Mike Nixon

No. 12, 30
- Position: Halfback

Personal information
- Born: November 21, 1911 Masontown, Pennsylvania, U.S.
- Died: September 22, 2000 (aged 88) Schaumburg, Illinois, U.S.
- Listed height: 5 ft 11 in (1.80 m)
- Listed weight: 181 lb (82 kg)

Career information
- College: University of Pittsburgh

Career history

Playing
- 1935: Pittsburgh Pirates
- 1942: Brooklyn Dodgers

Coaching
- 1936–1939: Pittsburgh Steelers (assistant)
- 1940–1941: West Virginia (assistant)
- 1946-1951: Pittsburgh Steelers (assistant)
- 1952–1953: Chicago Cardinals (assistant)
- 1954–1958: Washington Redskins (assistant)
- 1959–1960: Washington Redskins
- 1961–1964: Pittsburgh Steelers (assistant)
- 1965: Pittsburgh Steelers
- 1966–1968: Philadelphia Eagles (assistant)

scout
- 1969 – c. 1981: Cleveland Browns
- Coaching profile at Pro Football Reference

Other information
- Allegiance: United States
- Branch: U.S. Navy
- Service years: 1943–1946
- Rank: Lieutenant
- Conflicts: World War II

= Mike Nixon =

American football player and coach (1911–2000)

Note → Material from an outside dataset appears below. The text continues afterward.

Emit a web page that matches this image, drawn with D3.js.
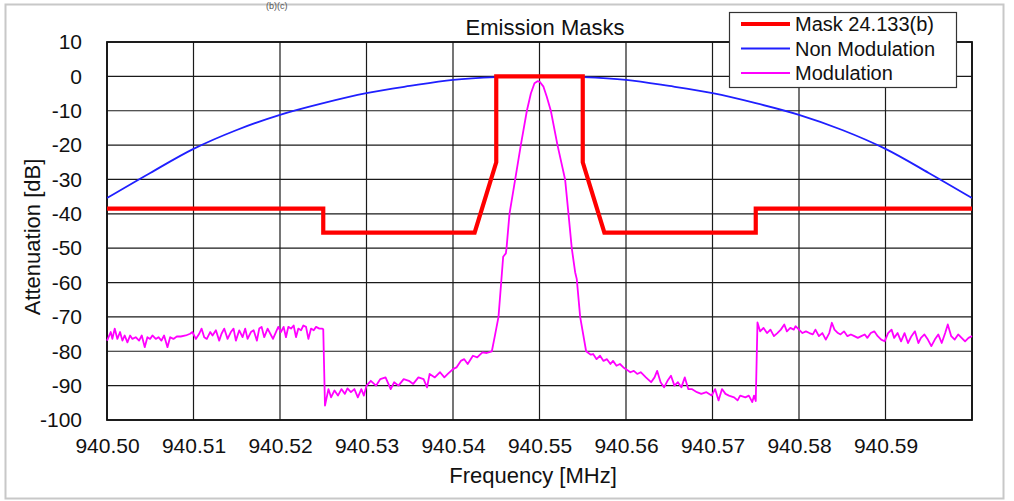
<!DOCTYPE html>
<html><head><meta charset="utf-8">
<script src="https://cdn.jsdelivr.net/npm/d3@7"></script>
<style>
body{margin:0;background:#fff;}
svg text{font-family:"Liberation Sans",Arial,sans-serif;fill:#111;}
</style></head>
<body><svg id="c" width="1014" height="501"></svg>
<script>
// ---- data ----
const xTicks = [940.50,940.51,940.52,940.53,940.54,940.55,940.56,940.57,940.58,940.59];
const yTicks = [10,0,-10,-20,-30,-40,-50,-60,-70,-80,-90,-100];
const seriesNames = ["Mask 24.133(b)","Non Modulation","Modulation"];

const maskFreq = [940.50,940.525,940.525,940.5425,940.545,940.545,940.555,940.555,940.5575,940.575,940.575,940.60];
const maskDb   = [-38.5,-38.5,-45.5,-45.5,-25,0,0,-25,-45.5,-45.5,-38.5,-38.5];

const nonModFreq = [940.50,940.505,940.51,940.515,940.52,940.525,940.53,940.535,940.54,940.545,940.55,940.555,940.56,940.565,940.57,940.575,940.58,940.585,940.59,940.595,940.60];
const nonModDb   = [-35.4,-28.1,-21.1,-15.6,-11.2,-7.8,-4.9,-2.8,-1.0,-0.2,0,-0.2,-1.0,-2.8,-4.9,-7.8,-11.2,-15.6,-21.1,-28.1,-35.4];

const modFreq = [
940.50000,940.50043,940.50062,940.50089,940.50120,940.50151,940.50178,940.50205,940.50236,940.50267,
940.50294,940.50332,940.50371,940.50402,940.50436,940.50467,940.50498,940.50525,940.50564,940.50595,
940.50629,940.50660,940.50699,940.50730,940.50768,940.50807,940.50853,940.50911,940.50961,940.50988,
940.51027,940.51066,940.51093,940.51124,940.51154,940.51193,940.51220,940.51259,940.51297,940.51324,
940.51355,940.51394,940.51432,940.51463,940.51490,940.51529,940.51567,940.51598,940.51625,940.51664,
940.51695,940.51733,940.51760,940.51787,940.51818,940.51857,940.51888,940.51919,940.51953,940.51980,
940.52011,940.52042,940.52069,940.52096,940.52127,940.52158,940.52185,940.52212,940.52243,940.52270,
940.52301,940.52328,940.52359,940.52390,940.52417,940.52455,940.52485,940.52500,
940.52520,940.52560,940.52590,940.52630,940.52670,940.52710,940.52750,940.52780,940.52820,940.52860,
940.52900,940.52940,940.52970,940.53000,940.53050,940.53110,940.53160,940.53220,940.53280,940.53320,
940.53370,940.53430,940.53490,940.53540,940.53600,940.53660,940.53700,940.53730,940.53790,940.53850,
940.53900,940.53940,940.54000,940.54040,940.54090,940.54130,940.54170,940.54230,940.54280,940.54340,
940.54390,940.54449,940.54488,940.54526,940.54557,940.54580,940.54611,940.54619,940.54653,940.54719,
940.54784,940.54854,940.54900,940.54942,940.54977,940.55000,940.55046,940.55085,940.55131,940.55208,
940.55296,940.55335,940.55373,940.55412,940.55431,940.55470,940.55539,940.55593,
940.55620,940.55660,940.55700,940.55740,940.55780,940.55820,940.55850,940.55890,940.55930,940.55970,
940.56000,940.56050,940.56090,940.56130,940.56170,940.56230,940.56290,940.56330,940.56360,940.56400,
940.56440,940.56480,940.56520,940.56560,940.56600,940.56640,940.56680,940.56720,940.56760,940.56820,
940.56870,940.56930,940.56990,940.57030,940.57070,940.57110,940.57150,940.57190,940.57250,940.57290,
940.57320,940.57380,940.57420,940.57460,940.57480,940.57500,
940.57520,940.57550,940.57590,940.57630,940.57670,940.57710,940.57750,940.57790,940.57830,940.57860,
940.57900,940.57940,940.57960,940.58000,940.58040,940.58080,940.58120,940.58160,940.58190,940.58230,
940.58270,940.58310,940.58350,940.58380,940.58410,940.58450,940.58480,940.58520,940.58560,940.58600,
940.58640,940.58680,940.58720,940.58760,940.58790,940.58830,940.58870,940.58910,940.58950,940.58990,
940.59030,940.59070,940.59100,940.59140,940.59180,940.59220,940.59260,940.59300,940.59340,940.59380,
940.59410,940.59450,940.59490,940.59530,940.59570,940.59610,940.59650,940.59690,940.59720,940.59760,
940.59800,940.59840,940.59880,940.59920,940.59960,940.60000];
const modDb = [
-76.9,-74.4,-76.4,-73.4,-76.4,-74.4,-76.9,-75.4,-77.4,-75.4,
-76.4,-75.9,-76.9,-75.4,-78.8,-75.9,-76.4,-75.4,-76.4,-75.9,
-76.9,-75.4,-78.8,-75.9,-76.4,-75.7,-75.7,-75.4,-74.9,-74.4,
-76.4,-74.9,-73.4,-75.9,-76.4,-74.4,-75.4,-73.9,-76.9,-74.9,
-73.4,-76.4,-74.4,-73.4,-76.9,-73.9,-75.9,-73.4,-76.4,-74.4,
-73.9,-76.9,-73.4,-72.9,-75.9,-73.4,-74.9,-76.4,-74.4,-72.9,
-74.4,-72.9,-75.9,-72.9,-73.4,-72.5,-75.9,-73.4,-73.9,-72.5,
-72.9,-76.4,-73.4,-73.9,-72.9,-73.4,-73.4,-73.6,
-95.8,-91.0,-93.4,-91.4,-92.9,-91.0,-92.4,-90.8,-91.9,-91.0,
-93.4,-91.0,-92.9,-90.0,-88.6,-90.0,-88.1,-87.6,-91.0,-89.0,
-90.0,-88.1,-88.6,-89.5,-87.6,-88.1,-90.5,-86.6,-87.6,-86.1,
-87.6,-86.6,-85.2,-84.7,-82.8,-82.3,-83.7,-81.3,-81.8,-80.3,
-80.5,-80.0,-75.0,-70.0,-60.0,-52.5,-51.5,-50.0,-40.0,-30.0,
-20.0,-10.0,-5.0,-2.0,-1.4,-1.5,-3.0,-6.0,-10.0,-20.0,
-30.0,-40.0,-50.0,-57.0,-59.0,-70.0,-80.0,-81.0,
-80.8,-82.3,-81.3,-82.8,-82.3,-83.7,-82.8,-84.2,-83.7,-84.7,
-85.2,-86.1,-85.7,-86.6,-86.1,-87.6,-89.0,-87.6,-85.7,-89.0,
-90.5,-88.6,-87.1,-90.0,-89.0,-90.5,-87.6,-91.0,-91.0,-91.9,
-92.4,-91.9,-92.9,-91.0,-94.3,-91.0,-92.4,-92.9,-93.4,-94.3,
-92.9,-93.4,-92.9,-94.8,-92.9,-94.5,
-71.6,-74.2,-73.2,-74.7,-73.7,-75.6,-74.7,-73.7,-72.2,-74.2,
-73.2,-73.7,-72.7,-73.7,-74.7,-74.2,-74.7,-75.1,-73.7,-75.6,
-74.7,-76.6,-74.7,-71.7,-73.7,-74.7,-75.1,-74.2,-75.6,-75.1,
-75.6,-76.1,-75.6,-75.1,-76.1,-74.7,-74.2,-75.6,-76.6,-77.1,
-74.7,-73.7,-76.1,-74.7,-77.1,-74.7,-77.6,-75.6,-74.2,-77.6,
-76.1,-75.1,-76.6,-78.5,-76.6,-75.1,-77.6,-74.7,-72.2,-75.6,
-76.6,-75.1,-76.1,-77.1,-76.1,-75.6];

// ---- chart ----
const svg = d3.select("#c");
const W = 1014, H = 501;
const L = 107, R = 972, T = 42, B = 420;
const x = d3.scaleLinear().domain([940.50, 940.60]).range([L, R]);
const y = d3.scaleLinear().domain([-100, 10]).range([B, T]);

svg.append("rect").attr("x",0).attr("y",0).attr("width",W).attr("height",H).attr("fill","#fff");
// outer light frame
svg.append("rect").attr("x",5.5).attr("y",4.5).attr("width",998).attr("height",494)
  .attr("fill","none").attr("stroke","#c8c8c8").attr("stroke-width",2);
// partial caption fragment at very top
svg.append("text").attr("x",266).attr("y",9).attr("font-size",9).style("fill","#555").text("(b)(c)");

// grid
const g = svg.append("g");
g.selectAll(".vg").data(xTicks.concat([940.60])).join("line")
  .attr("x1",d=>x(d)).attr("x2",d=>x(d)).attr("y1",T).attr("y2",B)
  .attr("stroke","#1a1a1a").attr("stroke-width",1.2);
g.selectAll(".hg").data(yTicks).join("line")
  .attr("x1",L).attr("x2",R).attr("y1",d=>y(d)).attr("y2",d=>y(d))
  .attr("stroke","#1a1a1a").attr("stroke-width",1.2);
g.append("rect").attr("x",L).attr("y",T).attr("width",R-L).attr("height",B-T)
  .attr("fill","none").attr("stroke","#111").attr("stroke-width",1.8);

// axes
const xAxis = svg.append("g").attr("transform",`translate(0,${B})`)
  .call(d3.axisBottom(x).tickValues(xTicks).tickFormat(d3.format(".2f")).tickSize(0).tickPadding(18));
const yAxis = svg.append("g").attr("transform",`translate(${L},0)`)
  .call(d3.axisLeft(y).tickValues(yTicks).tickFormat(d=>d).tickSize(0).tickPadding(25));
[xAxis,yAxis].forEach(a=>{a.select(".domain").remove(); a.selectAll("text").attr("font-size",21).attr("font-family","Liberation Sans, Arial, sans-serif").style("fill","#111");});

// axis titles
svg.append("text").attr("x",533).attr("y",483).attr("text-anchor","middle").attr("font-size",22).text("Frequency [MHz]");
svg.append("text").attr("transform","translate(40,237) rotate(-90)").attr("text-anchor","middle").attr("font-size",22).text("Attenuation [dB]");
svg.append("text").attr("x",545).attr("y",35).attr("text-anchor","middle").attr("font-size",22).text("Emission Masks");

// series
svg.append("clipPath").attr("id","pc").append("rect").attr("x",L).attr("y",T-2).attr("width",R-L).attr("height",B-T+2);
const line = d3.line().x(d=>x(d[0])).y(d=>y(d[1]));
const nonModPts = nonModFreq.map((f,i)=>[f,nonModDb[i]]);
const modPts = modFreq.map((f,i)=>[f,modDb[i]]);
const maskPts = maskFreq.map((f,i)=>[f,maskDb[i]]);

svg.append("path").attr("d",d3.line().x(d=>x(d[0])).y(d=>y(d[1])).curve(d3.curveCatmullRom)(nonModPts))
  .attr("fill","none").attr("stroke","#1f1fff").attr("stroke-width",1.8).attr("clip-path","url(#pc)");
svg.append("path").attr("d",line(modPts))
  .attr("fill","none").attr("stroke","#ff00ff").attr("stroke-width",1.8).attr("stroke-linejoin","round");
svg.append("path").attr("d",line(maskPts))
  .attr("fill","none").attr("stroke","#ff0000").attr("stroke-width",4.2).attr("stroke-linejoin","miter");

// legend
const lg = svg.append("g");
lg.append("rect").attr("x",729.5).attr("y",12.5).attr("width",227).attr("height",75)
  .attr("fill","#fff").attr("stroke","#333").attr("stroke-width",1.2);
const legColors = ["#ff0000","#1f1fff","#ff00ff"];
const legWidths = [4.2,1.8,1.8];
seriesNames.forEach((n,i)=>{
  const yy = 24 + i*24.5;
  lg.append("line").attr("x1",741).attr("x2",790).attr("y1",yy).attr("y2",yy)
    .attr("stroke",legColors[i]).attr("stroke-width",legWidths[i]);
  lg.append("text").attr("x",795).attr("y",yy+7).attr("font-size",20).text(n);
});
</script></body></html>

Michael Regis Nixon (November 21, 1911 – September 22, 2000) was an American football player, coach and scout. His most prominent positions were as head coach of the National Football League (NFL)'s Washington Redskins and Pittsburgh Steelers.

==Early life==
The son of an immigrant coal miner, Nixon was born and raised in the Pittsburgh area community of Masontown, Pennsylvania, and attended the University of Pittsburgh, where he played three seasons under the legendary Jock Sutherland, including action in the 1933 Rose Bowl. At Pitt, he won All-America recognition as a running back, while also working summers in the same coal mines as his father. He then advanced to the NFL, but played just one season with the Steelers in 1935 before entering the coaching fraternity at his alma mater the next year.

During this same period, he also played third base in minor league baseball's Southern Association, while seeking other coaching opportunities. When Sutherland resigned on March 6, 1939, Nixon stayed on for a year before joining Bill Kern's staff at West Virginia University.

==Professional coaching career==
Nixon departed after two seasons to return to the professional level as an assistant with the NFL's Brooklyn Dodgers. With player shortages beginning that year due to World War II, Nixon briefly resumed his playing career by signing a contract with the team on November 19, 1942. Nixon himself eventually left to serve as a lieutenant in the U.S. Navy for three years, but returned in 1946 as a Steelers assistant under his former coach Sutherland.

He stayed in that role for the next six seasons, but left on June 3, 1952, to join Joe Kuharich, who had been named head coach with the Chicago Cardinals. Kuharich's tenure with the team was brief, but when he was named as head coach of the Redskins after the 1953 NFL season, Nixon followed him to the nation's capital.

Kuharich's five-year tenure in Washington was only slightly better than his Cardinals stint, with the mentor leaving for the head coaching position at the University of Notre Dame following the conclusion of the 1958 NFL season. On December 22 of that year, Nixon earned his first head coaching position when he was promoted by Redskins' owner George Preston Marshall.

The next two years would be miserable for Nixon, who watched his team compile a record of 4–18–2, predictably resulting in his dismissal after the 1960 NFL season had ended. After seeking another head coaching job, Nixon settled for an assistant's role on February 11, 1961, back with the Steelers under Buddy Parker. After a 6-8 campaign in his first year, the team improved to a 9–5 record the following year, and was one game away from winning the Eastern Conference title in 1963. However, by the time the next season started, age and injuries had caught up with the Steelers. Two weeks before the start of the 1965 NFL season, Parker abruptly quit. Nixon was promoted to head coach the next day, but endured (up to that time) the franchise's worst season with a 2–12 mark.

Nixon was fired after the season ended, but found work a few months later, again with Kuharich, now the head coach of the Philadelphia Eagles. Following a 9–5 season in 1966, the team won three fewer games the following year, then bottomed out with a 2–12 mark in 1968. Once again, Nixon was looking for work after Kuharich was dismissed after the arrival of new owner Leonard Tose.

On July 1, 1969, Nixon was signed as a scout for the Cleveland Browns, spending his first season looking only at teams in the American Football League. The strategy was for Nixon to gauge the strengths and weaknesses of the teams that would be facing the Browns after they changed leagues because the AFL–NFL merger. In subsequent years, Nixon focused on college scouting, becoming the team's director of college scouting on February 20, 1974. He kept that role until his retirement in the early 1980s.

Nixon died in 2000 and was buried in Arlington National Cemetery.